Orbene, il giudice di pace, con la decisione impugnata, sul corretto presupposto che la violazione dei regolamenti comunali in tema di pubblicità trova la sua fonte primaria nel D.Lgs. n. 507 del 1993, si è conformato al principio da ultimo richiamato escludendo, con l’adozione di una motivazione adeguatamente svolta e logicamente plausibile in relazione alla valutazione delle risultanze probatorie rimaste acquisite, che, nella specie, non si poteva affermare in via presuntiva che l’associazione opponente fosse proprietaria o titolare di qualsivoglia diritto sui manifesti pubblicitarì risultati abusivamente affissi, non essendo, allo scopo, sufficiente che l’affissione stessa fosse concretamente avvenuta in suo favore. Al riguardo, il giudice di pace ha, infatti, congruamente evidenziato che i manifesti abusivi erano costituiti da comuni fogli per stampa tipo A4 sui quali erano stati stampati il nome del gruppo musicale, il titolo dello spettacolo e il luogo e la data dello svolgimento di quest’ultimo presso il Circolo Onirica, giungendo, perciò, alla logica conseguente conclusione che, sulla scorta di questi elementi, era del tutto illegittimo presumere la proprietà dei manifesti in capo al suddetto Circolo (ancorchè risultasse essere il soggetto avvantaggiato dalla pubblicità) e la sicura riconducibilità dell’attività di averne commissionato l’affissione illegittima (trattandosi, in altre parole, di beni mobili "al portatore", privi, cioè, di idonee caratteristiche attraverso le quali era lecito risalire al proprietario degli stessi).

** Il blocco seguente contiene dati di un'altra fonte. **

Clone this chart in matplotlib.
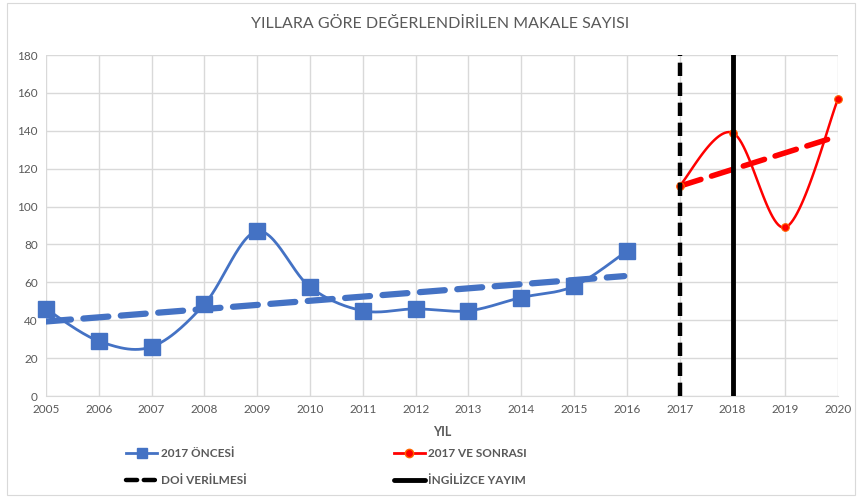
import numpy as np
import matplotlib.pyplot as plt
from matplotlib.lines import Line2D
from matplotlib.patches import Rectangle

plt.rcParams['font.family'] = ['Lato', 'DejaVu Sans']

years_before = [2005, 2006, 2007, 2008, 2009, 2010, 2011, 2012, 2013, 2014, 2015, 2016]
values_before = [46, 29, 26, 48.5, 87, 57.5, 45, 46, 45, 52, 58, 76.5]
years_after = [2017, 2018, 2019, 2020]
values_after = [111, 139, 89, 157]
doi_year = 2017
english_year = 2018

BLUE = '#4472C4'
RED = '#FF0000'
GRAY = '#595959'


# excel-like smoothed line (catmull-rom through the points)
def smooth(xs, ys, n=30):
    p = np.column_stack([xs, ys]).astype(float)
    p = np.vstack([p[0], p, p[-1]])
    out = []
    for i in range(1, len(p) - 2):
        p0, p1, p2, p3 = p[i - 1], p[i], p[i + 1], p[i + 2]
        t = np.linspace(0, 1, n)[:, None]
        seg = 0.5 * ((2 * p1) + (-p0 + p2) * t + (2 * p0 - 5 * p1 + 4 * p2 - p3) * t ** 2
                     + (-p0 + 3 * p1 - 3 * p2 + p3) * t ** 3)
        out.append(seg)
    out = np.vstack(out)
    return out[:, 0], out[:, 1]


fig = plt.figure(figsize=(8.57, 4.97), dpi=100)
ax = fig.add_axes([0.0537, 0.2032, 0.9243, 0.6861])
fig.patches.append(Rectangle((0.008, 0.004), 0.99, 0.99, transform=fig.transFigure,
                             fill=False, edgecolor='#D9D9D9', lw=0.8))

# trend lines (red one stops a bit short of the last year, as in excel)
for xs, ys, col, lw, cut in [(years_before, values_before, BLUE, 4.5, 0.05),
                             (years_after, values_after, RED, 4, 0.2)]:
    k, b = np.polyfit(xs, ys, 1)
    tx = np.array([xs[0], xs[-1] - cut])
    ax.plot(tx, k * tx + b, color=col, lw=lw, dashes=(4, 2), solid_capstyle='round',
            dash_capstyle='round', zorder=3)

sx, sy = smooth(years_before, values_before)
ax.plot(sx, sy, color=BLUE, lw=2, zorder=4)
ax.plot(years_before, values_before, ls='none', marker='s', ms=11, color=BLUE, zorder=5,
        clip_on=False)

sx, sy = smooth(years_after, values_after)
ax.plot(sx, sy, color=RED, lw=1.8, zorder=4)
ax.plot(years_after, values_after, ls='none', marker='o', ms=5.5, color=RED,
        mec='#FF6600', mew=0.8, zorder=5, clip_on=False)

ax.axvline(doi_year, color='black', lw=3.2, dashes=(3, 1.5), zorder=6)
ax.axvline(english_year, color='black', lw=3.5, zorder=6)

ax.set_xlim(2005, 2020)
ax.set_ylim(0, 180)
ax.set_xticks(range(2005, 2021))
ax.set_yticks(range(0, 181, 20))
ax.grid(True, color='#D9D9D9', lw=1)
ax.set_axisbelow(True)
ax.tick_params(length=0, labelsize=8.5, labelcolor=GRAY, pad=6)
for s in ['top', 'right', 'left']:
    ax.spines[s].set_visible(False)
ax.spines['bottom'].set_color('#D9D9D9')

ax.set_xlabel('YIL', fontsize=9, fontweight='bold', color=GRAY, labelpad=8)
fig.text(0.513, 0.952, 'YILLARA GÖRE DEĞERLENDİRİLEN MAKALE SAYISI', ha='center', va='center',
         fontsize=11.5, color=GRAY)

handles = [
    Line2D([], [], color=BLUE, lw=2, marker='s', ms=7),
    Line2D([], [], color='black', lw=3.2, dashes=(2.5, 1.5), dash_capstyle='round'),
    Line2D([], [], color=RED, lw=2, marker='o', ms=6, mec='#FF6600'),
    Line2D([], [], color='black', lw=3.5, solid_capstyle='round'),
]
labels = ['2017 ÖNCESİ', 'DOİ VERİLMESİ', '2017 VE SONRASI', 'İNGİLİZCE YAYIM']
leg = fig.legend(handles, labels, ncol=2, loc='center left', bbox_to_anchor=(0.135, 0.06),
                 frameon=False, handlelength=2.6, handletextpad=0.3, columnspacing=12.5,
                 labelspacing=1.35, prop={'size': 8.5, 'weight': 'bold'})
for t in leg.get_texts():
    t.set_color(GRAY)

fig.savefig('out.png', dpi=100)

Avendo, quindi, risolto la questione di diritto dedotta in controversia in termini conformi alla giurisprudenza di questa Corte (richiamando anche la conferente sentenza n. 5919 del 1994), offrendo una motivazione sicuramente sufficiente ed immune da vizi logici, la sentenza impugnata può dirsi esente dalla censure dedotte con il ricorso, il quale deve, quindi, essere respinto.

Le spese seguono la soccombenza e si liquidano come in dispositivo.

P.Q.M.

La Corte rigetta il ricorso e condanna il ricorrente al pagamento delle spese del presente giudizio, che liquida in complessivi Euro 600,00, di cui Euro 200,00 per esborsi, oltre accessori come per legge.

Testo non ufficiale. La sola stampa del bollettino ufficiale ha carattere legale.